During that season, I created a significant body of work rooted in a deep love of nature and the resilience of wild plants. Weeds and wildflowers grow and adapt without coddling. They persist. They became a powerful metaphor for the grit we all needed to survive 2020.

That same spirit shaped both the artwork and the musical we were writing.

A defining element of my work is the combination of cultivated flowers from my family’s farm alongside weeds and wildflowers. I don’t create literal bouquets or landscapes. My compositions are abstract and design-driven, focused on color, movement, shape, and texture, arranged in a way that feels organic yet inevitable.

After completing a series of large-scale compositions, I drove them to San Francisco to be photographed in extremely high resolution, capturing every delicate detail. Those images were transformed into textile patterns, printed onto fabric in Italy, and brought to life in the Oscar de la Renta collection, as well as in a sold out gallery show at the High Line Nine in NYC.

Photo: Getty Images

A Surprising Moment

When Taylor Swift walked onstage wearing one of the designs and accepted a Grammy in it, I had no idea it was coming. I found out in real time, watching from home.

It felt like a surreal culmination of months of quiet, faithful work. Flowers gathered near my hometown, pressed by hand in a small cabin, had found their way to one of the biggest stages in the world.

The collection went on to become, to my knowledge, the most successful in Oscar de la Renta’s history. More importantly, it affirmed something I had long believed: pressed flowers belong in the highest levels of design.

That moment emboldened me to build something larger.

Building a Global Community

During that same season, I began teaching my flower-pressing techniques online. At the time, few artists were offering in-depth instruction, especially around the technical challenge of preserving color, something I had spent decades refining.

Hundreds of students enrolled in my first two-hour Zoom workshops.
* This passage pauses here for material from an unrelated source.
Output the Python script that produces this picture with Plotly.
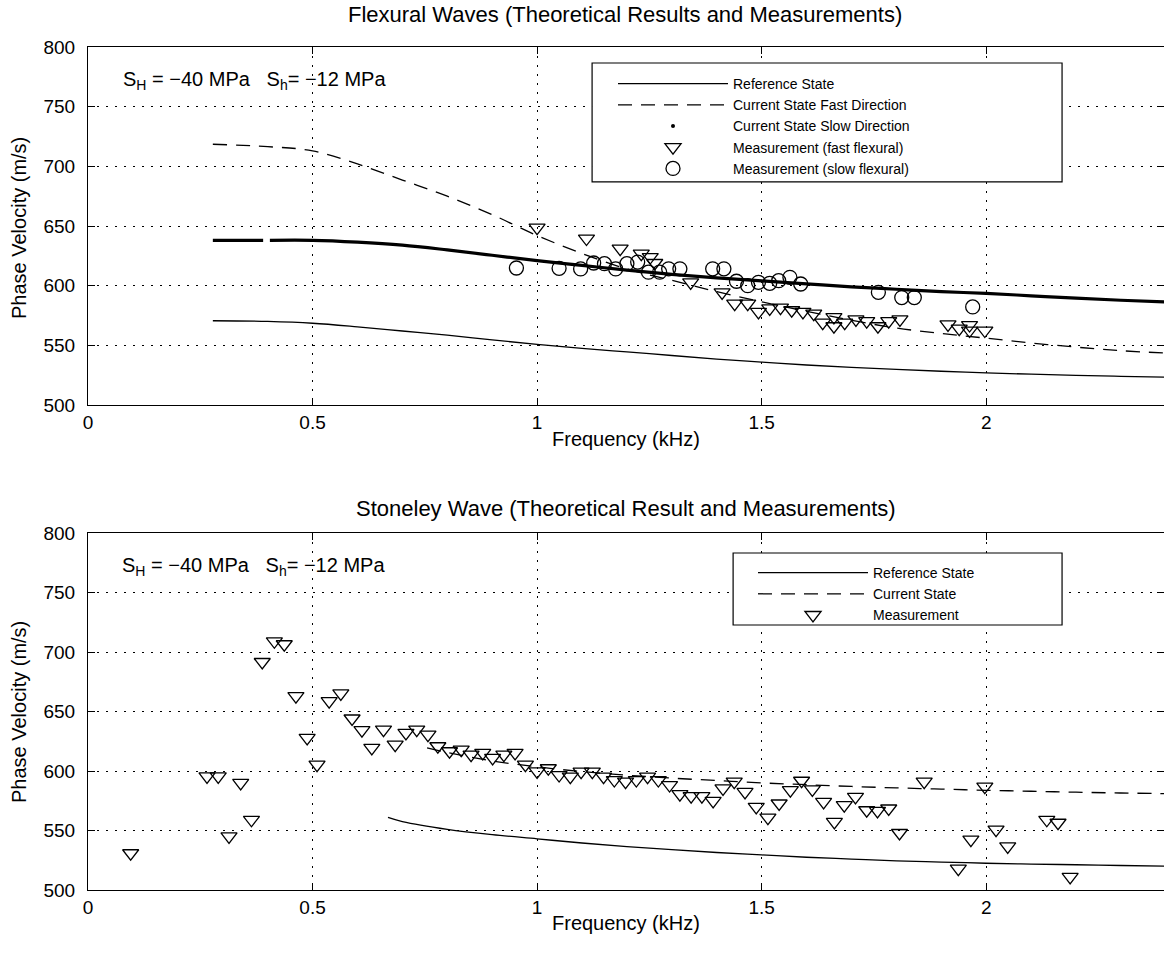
import plotly.graph_objects as go
from plotly.subplots import make_subplots

# ---------------- data: top panel (flexural waves) ----------------
flex_ref_x = [0.278, 0.4, 0.5, 0.6, 0.7, 0.8, 0.9, 1.0, 1.1, 1.2, 1.3, 1.4, 1.5, 1.6, 1.7, 1.8, 1.9, 2.0, 2.1, 2.2, 2.3, 2.4]
flex_ref_y = [570.6, 570, 568.5, 565.5, 562, 558.5, 554.5, 550.8, 547.5, 544.5, 541.5, 538.5, 536, 533.5, 531.5, 529.8, 528.3, 527, 525.8, 524.8, 524, 523.3]

flex_fast_x = [0.278, 0.4, 0.5, 0.6, 0.7, 0.8, 0.9, 1.0, 1.1, 1.2, 1.3, 1.4, 1.5, 1.6, 1.7, 1.8, 1.9, 2.0, 2.1, 2.2, 2.3, 2.4]
flex_fast_y = [718.5, 716.5, 713, 702, 688.5, 675, 659.5, 642, 627, 614, 604.5, 595, 586.5, 578.5, 571, 564.5, 560, 556, 552, 548.5, 545.5, 543.5]

flex_slow_x = [0.278, 0.39, None, 0.405, 0.5, 0.6, 0.7, 0.8, 0.9, 1.0, 1.1, 1.2, 1.3, 1.4, 1.5, 1.6, 1.7, 1.8, 1.9, 2.0, 2.1, 2.2, 2.3, 2.4]
flex_slow_y = [638, 638, None, 638, 638, 636.5, 634, 630, 625.5, 621, 617, 613, 609.5, 606.5, 604, 601.5, 599, 597, 595, 593.5, 591.5, 589.5, 587.8, 586.3]

meas_fast_x = [1.0, 1.11, 1.185, 1.232, 1.252, 1.262, 1.342, 1.412, 1.44, 1.469, 1.493, 1.518, 1.542, 1.567,
               1.592, 1.616, 1.636, 1.661, 1.661, 1.685, 1.71, 1.734, 1.759, 1.783, 1.808, 1.915, 1.94, 1.963,
               1.963, 1.997]
meas_fast_y = [648.6, 639.5, 631, 626.8, 624, 619, 602.8, 594.4, 585, 585, 578, 581, 581.6, 579.4,
               578, 576.6, 569, 573.7, 566, 569, 571.8, 570.3, 566, 570.3, 571.8, 567.5, 564, 562.4,
               567, 562.4]

meas_slow_x = [0.954, 1.049, 1.097, 1.126, 1.15, 1.175, 1.2, 1.224, 1.248, 1.273, 1.293, 1.318, 1.391, 1.416,
               1.444, 1.469, 1.493, 1.518, 1.538, 1.563, 1.587, 1.76, 1.812, 1.84, 1.97]
meas_slow_y = [614.8, 614.5, 614, 619, 618.4, 614, 618.4, 619.8, 611.3, 611.3, 614.1, 614.1, 614.1, 614.1,
               603.7, 600, 602.8, 602, 604.2, 607, 601.4, 594.4, 590, 590, 582.2]

# ---------------- data: bottom panel (Stoneley wave) ----------------
st_ref_x = [0.668, 0.7, 0.8, 0.9, 1.0, 1.1, 1.2, 1.3, 1.4, 1.5, 1.6, 1.7, 1.8, 1.9, 2.0, 2.1, 2.2, 2.3, 2.4]
st_ref_y = [561, 557.5, 551, 546.5, 543, 539.5, 536.5, 534, 531.5, 529.5, 527.5, 526, 524.5, 523.5, 522.5, 521.8, 521.2, 520.6, 520]

st_cur_x = [0.755, 0.8, 0.9, 1.0, 1.1, 1.2, 1.3, 1.4, 1.5, 1.6, 1.7, 1.8, 1.9, 2.0, 2.1, 2.2, 2.3, 2.4]
st_cur_y = [619.5, 615.5, 608.5, 603.5, 599.5, 596.5, 594, 592, 590, 588.5, 587, 585.8, 584.8, 583.8, 583, 582.2, 581.5, 581]

st_meas_x = [0.095, 0.265, 0.29, 0.314, 0.34, 0.364, 0.388, 0.415, 0.437, 0.463, 0.488, 0.51, 0.537, 0.563,
             0.588, 0.61, 0.632, 0.658, 0.684, 0.708, 0.732, 0.757, 0.779, 0.805, 0.831, 0.853, 0.879, 0.901,
             0.926, 0.951, 0.974, 1.0, 1.025, 1.049, 1.074, 1.098, 1.123, 1.148, 1.172, 1.197, 1.221, 1.246,
             1.27, 1.295, 1.318, 1.343, 1.367, 1.392, 1.414, 1.439, 1.463, 1.488, 1.514, 1.539, 1.564, 1.589,
             1.613, 1.638, 1.662, 1.684, 1.709, 1.734, 1.758, 1.783, 1.807, 1.862, 1.938, 1.966, 1.997, 2.022,
             2.048, 2.135, 2.16, 2.187]
st_meas_y = [530.9, 595.5, 595.5, 545, 590, 559, 691.6, 709, 706.5, 662.9, 627.8, 605.3, 658.7, 665.2,
             644.1, 634.3, 619.4, 634.8, 622.2, 632, 634.8, 630.6, 620.8, 616.6, 618, 613.8, 615.2, 611,
             613.8, 615.2, 605.3, 599.7, 602.3, 596.6, 595.2, 599.4, 599.4, 595.2, 592.4, 591, 592.4, 595.2,
             592.4, 588.2, 580.6, 578.9, 578.9, 574.9, 585.4, 591, 582.5, 569.9, 560.8, 572.7, 583.9, 591.8,
             584.5, 574.1, 557.2, 571.3, 578.3, 567, 566.5, 568.5, 547.9, 591, 518, 542.3, 586.8, 550.7,
             536.6, 559, 556.5, 511]

x_ticks = [0, 0.5, 1, 1.5, 2]
x_tick_text = ["0", "0.5", "1", "1.5", "2"]
y_ticks = [500, 550, 600, 650, 700, 750, 800]

# ---------------- figure ----------------
W, H = 1164, 957
ML, MR, MT, MB = 88, 0, 47, 67
PW, PH = W - ML - MR, H - MT - MB
X_MAX = 2.396


def px(xp):
    return (xp - ML) / PW


def py(yp):
    return (H - MB - yp) / PH


FONT = "Liberation Sans, Arial, Helvetica, sans-serif"
BLACK = "black"

fig = make_subplots(rows=2, cols=1, vertical_spacing=0.0)
fig.update_layout(
    yaxis=dict(domain=[py(405), 1.0]),
    yaxis2=dict(domain=[0.0, py(533)]),
)

thin = dict(color=BLACK, width=1.3, shape="spline")
dashed = dict(color=BLACK, width=1.3, dash="14px,9px", shape="spline")
tri = dict(symbol="triangle-down-open", size=14, color=BLACK, line=dict(width=1.3, color=BLACK))
circ = dict(symbol="circle-open", size=14, color=BLACK, line=dict(width=1.3, color=BLACK))

# top traces
fig.add_trace(go.Scatter(x=flex_ref_x, y=flex_ref_y, mode="lines", line=thin,
                         name="Reference State", legend="legend"), row=1, col=1)
fig.add_trace(go.Scatter(x=flex_fast_x, y=flex_fast_y, mode="lines", line=dashed,
                         name="Current State Fast Direction", legend="legend"), row=1, col=1)
fig.add_trace(go.Scatter(x=flex_slow_x, y=flex_slow_y, mode="lines", line=dict(color=BLACK, width=3.2, shape="spline"),
                         name="Current State Slow Direction", showlegend=False, connectgaps=False), row=1, col=1)
fig.add_trace(go.Scatter(x=[None], y=[None], mode="markers", marker=dict(color=BLACK, size=4, symbol="circle"),
                         name="Current State Slow Direction", legend="legend"), row=1, col=1)
fig.add_trace(go.Scatter(x=meas_fast_x, y=meas_fast_y, mode="markers", marker=tri,
                         name="Measurement (fast flexural)", legend="legend"), row=1, col=1)
fig.add_trace(go.Scatter(x=meas_slow_x, y=meas_slow_y, mode="markers", marker=circ,
                         name="Measurement (slow flexural)", legend="legend"), row=1, col=1)

# bottom traces
fig.add_trace(go.Scatter(x=st_ref_x, y=st_ref_y, mode="lines", line=thin,
                         name="Reference State", legend="legend2"), row=2, col=1)
fig.add_trace(go.Scatter(x=st_cur_x, y=st_cur_y, mode="lines", line=dashed,
                         name="Current State", legend="legend2"), row=2, col=1)
fig.add_trace(go.Scatter(x=st_meas_x, y=st_meas_y, mode="markers", marker=tri,
                         name="Measurement", legend="legend2"), row=2, col=1)

axis_common = dict(
    showline=True, linecolor=BLACK, linewidth=1, mirror="ticks",
    ticks="inside", ticklen=7, tickcolor=BLACK, tickwidth=1,
    showgrid=True, gridcolor=BLACK, gridwidth=1, griddash="2px,7px",
    zeroline=False, tickfont=dict(family=FONT, size=19, color=BLACK),
)
for r in (1, 2):
    fig.update_xaxes(range=[0, X_MAX], tickvals=x_ticks, ticktext=x_tick_text, row=r, col=1, **axis_common)
    fig.update_yaxes(range=[500, 800], tickvals=y_ticks, row=r, col=1, ticklabelstandoff=8, **axis_common)

title_font = dict(family=FONT, size=22, color=BLACK)
label_font = dict(family=FONT, size=20, color=BLACK)
annotations = [
    dict(text="Flexural Waves (Theoretical Results and Measurements)", x=px(625), y=py(14), font=title_font),
    dict(text="Stoneley Wave (Theoretical Result and Measurements)", x=px(626), y=py(508), font=title_font),
    dict(text="Frequency (kHz)", x=px(626), y=py(439), font=label_font),
    dict(text="Frequency (kHz)", x=px(626), y=py(923), font=label_font),
    dict(text="Phase Velocity (m/s)", x=px(19), y=py(228), textangle=-90, font=label_font),
    dict(text="Phase Velocity (m/s)", x=px(19), y=py(712), textangle=-90, font=label_font),
]
for a in annotations:
    a.update(xref="paper", yref="paper", showarrow=False, xanchor="center", yanchor="middle")
stress = "S<sub>H</sub> = −40 MPa   S<sub>h</sub>= −12 MPa"
annotations += [
    dict(text=stress, x=0.0735, y=772, xref="x", yref="y",
         showarrow=False, xanchor="left", yanchor="middle", font=dict(family=FONT, size=20, color=BLACK)),
    dict(text=stress, x=0.071, y=772, xref="x2", yref="y2",
         showarrow=False, xanchor="left", yanchor="middle", font=dict(family=FONT, size=20, color=BLACK)),
]

shapes = [
    dict(type="rect", xref="x", yref="y", x0=1.1225, x1=2.169, y0=686.9, y1=786.6,
         line=dict(color=BLACK, width=1.2), fillcolor="white", layer="above"),
    dict(type="rect", xref="x2", yref="y2", x0=1.4365, x1=2.169, y0=722.7, y1=783.2,
         line=dict(color=BLACK, width=1.2), fillcolor="white", layer="above"),
]

leg_font = dict(family=FONT, size=14, color=BLACK)
fig.update_layout(
    width=W, height=H,
    margin=dict(l=ML, r=MR, t=MT, b=MB),
    paper_bgcolor="white", plot_bgcolor="white",
    annotations=annotations,
    shapes=shapes,
    legend=dict(x=px(613), y=py(68), xanchor="left", yanchor="top", bgcolor="rgba(0,0,0,0)",
                borderwidth=0, font=leg_font, itemwidth=110, tracegroupgap=0),
    legend2=dict(x=px(753), y=py(557), xanchor="left", yanchor="top", bgcolor="rgba(0,0,0,0)",
                 borderwidth=0, font=leg_font, itemwidth=110, tracegroupgap=0),
)

fig.write_html("out.html")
Since 2020, I’ve taught over 8,000 students worldwide.

Pressing flowers is both meditative and highly technical. My goal isn’t simply to teach my method, but to help artists develop their own voice. Creativity deepens when we master technique, and then give ourselves permission to interpret it in our own unique ways.
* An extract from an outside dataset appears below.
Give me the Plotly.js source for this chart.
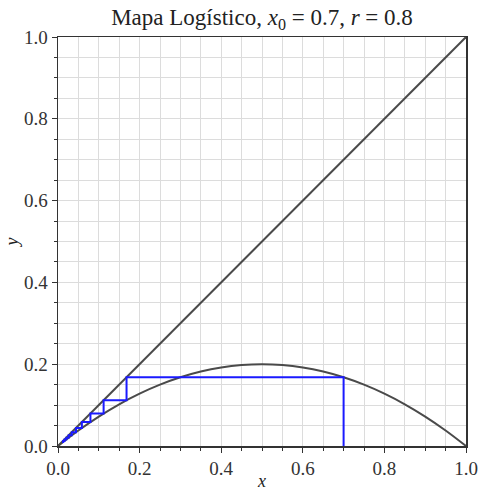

Through Modern Pressed Flower, I offer recorded courses, live workshops, in-person events, a Bloom mentorship program, and a global directory that highlights and supports pressed flower artists, particularly women, around the world. I am proud to have led in person workshops in Malibu, New York, London, Edinburgh, Dublin, Mallorca, Italy and Australia, and to be a mentor to 100 women around the world, many of whom now have their own thriving pressed flower businesses.

Expanding the Work

Alongside my teaching practice, I founded Domain of the Flowerings, a fine art and design studio where my pressed floral work expands into fashion, interiors, and decorative arts.

Through this studio, my compositions have been translated into fine art prints, wallpaper, textiles, hand-knotted rugs, porcelain tabletop collections, and cashmere and silk accessories. I have exhibited in galleries in New York City and collaborated with international luxury brands and artists around the world.
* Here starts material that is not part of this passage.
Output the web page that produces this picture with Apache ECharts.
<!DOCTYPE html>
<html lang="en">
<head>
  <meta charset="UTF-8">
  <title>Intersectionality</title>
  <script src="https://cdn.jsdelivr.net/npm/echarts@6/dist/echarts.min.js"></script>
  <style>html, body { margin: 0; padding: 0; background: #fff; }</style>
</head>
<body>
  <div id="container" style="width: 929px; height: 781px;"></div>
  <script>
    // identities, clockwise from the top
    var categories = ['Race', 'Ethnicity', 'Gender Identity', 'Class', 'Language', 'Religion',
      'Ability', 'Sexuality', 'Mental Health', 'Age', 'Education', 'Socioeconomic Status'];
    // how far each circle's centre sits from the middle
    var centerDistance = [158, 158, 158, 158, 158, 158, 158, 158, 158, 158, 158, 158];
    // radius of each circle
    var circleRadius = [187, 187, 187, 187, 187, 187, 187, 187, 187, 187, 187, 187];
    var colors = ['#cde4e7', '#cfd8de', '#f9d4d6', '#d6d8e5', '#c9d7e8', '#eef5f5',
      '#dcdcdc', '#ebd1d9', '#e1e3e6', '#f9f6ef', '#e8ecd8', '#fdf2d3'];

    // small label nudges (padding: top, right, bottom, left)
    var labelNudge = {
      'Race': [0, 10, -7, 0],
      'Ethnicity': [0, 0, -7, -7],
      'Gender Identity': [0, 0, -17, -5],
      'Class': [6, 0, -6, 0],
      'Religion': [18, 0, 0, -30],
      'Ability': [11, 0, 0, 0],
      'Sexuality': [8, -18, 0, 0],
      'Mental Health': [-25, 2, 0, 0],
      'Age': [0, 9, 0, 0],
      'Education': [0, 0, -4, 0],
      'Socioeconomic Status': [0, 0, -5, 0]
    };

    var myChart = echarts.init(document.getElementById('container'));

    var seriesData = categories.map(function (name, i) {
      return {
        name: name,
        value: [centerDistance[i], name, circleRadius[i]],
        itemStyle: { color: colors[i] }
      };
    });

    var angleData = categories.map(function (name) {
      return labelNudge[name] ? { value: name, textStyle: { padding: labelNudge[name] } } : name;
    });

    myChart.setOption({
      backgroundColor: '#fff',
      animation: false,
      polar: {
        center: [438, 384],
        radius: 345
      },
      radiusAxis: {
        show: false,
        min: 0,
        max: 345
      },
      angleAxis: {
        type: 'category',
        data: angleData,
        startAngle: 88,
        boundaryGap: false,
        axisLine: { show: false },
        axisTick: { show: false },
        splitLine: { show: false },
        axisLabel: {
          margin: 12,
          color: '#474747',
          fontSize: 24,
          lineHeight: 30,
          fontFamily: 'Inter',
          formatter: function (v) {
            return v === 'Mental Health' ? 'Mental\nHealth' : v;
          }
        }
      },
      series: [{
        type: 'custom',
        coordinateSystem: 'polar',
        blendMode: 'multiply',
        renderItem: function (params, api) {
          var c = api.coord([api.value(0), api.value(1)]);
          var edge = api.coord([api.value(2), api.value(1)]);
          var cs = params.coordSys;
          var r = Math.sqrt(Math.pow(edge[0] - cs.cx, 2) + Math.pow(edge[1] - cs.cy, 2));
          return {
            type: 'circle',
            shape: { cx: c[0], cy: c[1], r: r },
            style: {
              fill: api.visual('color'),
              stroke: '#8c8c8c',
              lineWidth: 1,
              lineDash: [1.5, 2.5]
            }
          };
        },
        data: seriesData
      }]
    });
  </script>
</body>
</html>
If Modern Pressed Flower is where I teach and cultivate community, Domain of the Flowerings is where I share my own evolving body of work.

My mission has always been to raise the standard of this art form, to preserve craftsmanship, honor the natural world, and demonstrate what is possible when we pay attention to the beauty already growing around us.

It began in a modest town.
It led to a Grammy stage and a New York gallery.
And it continues to grow around the world.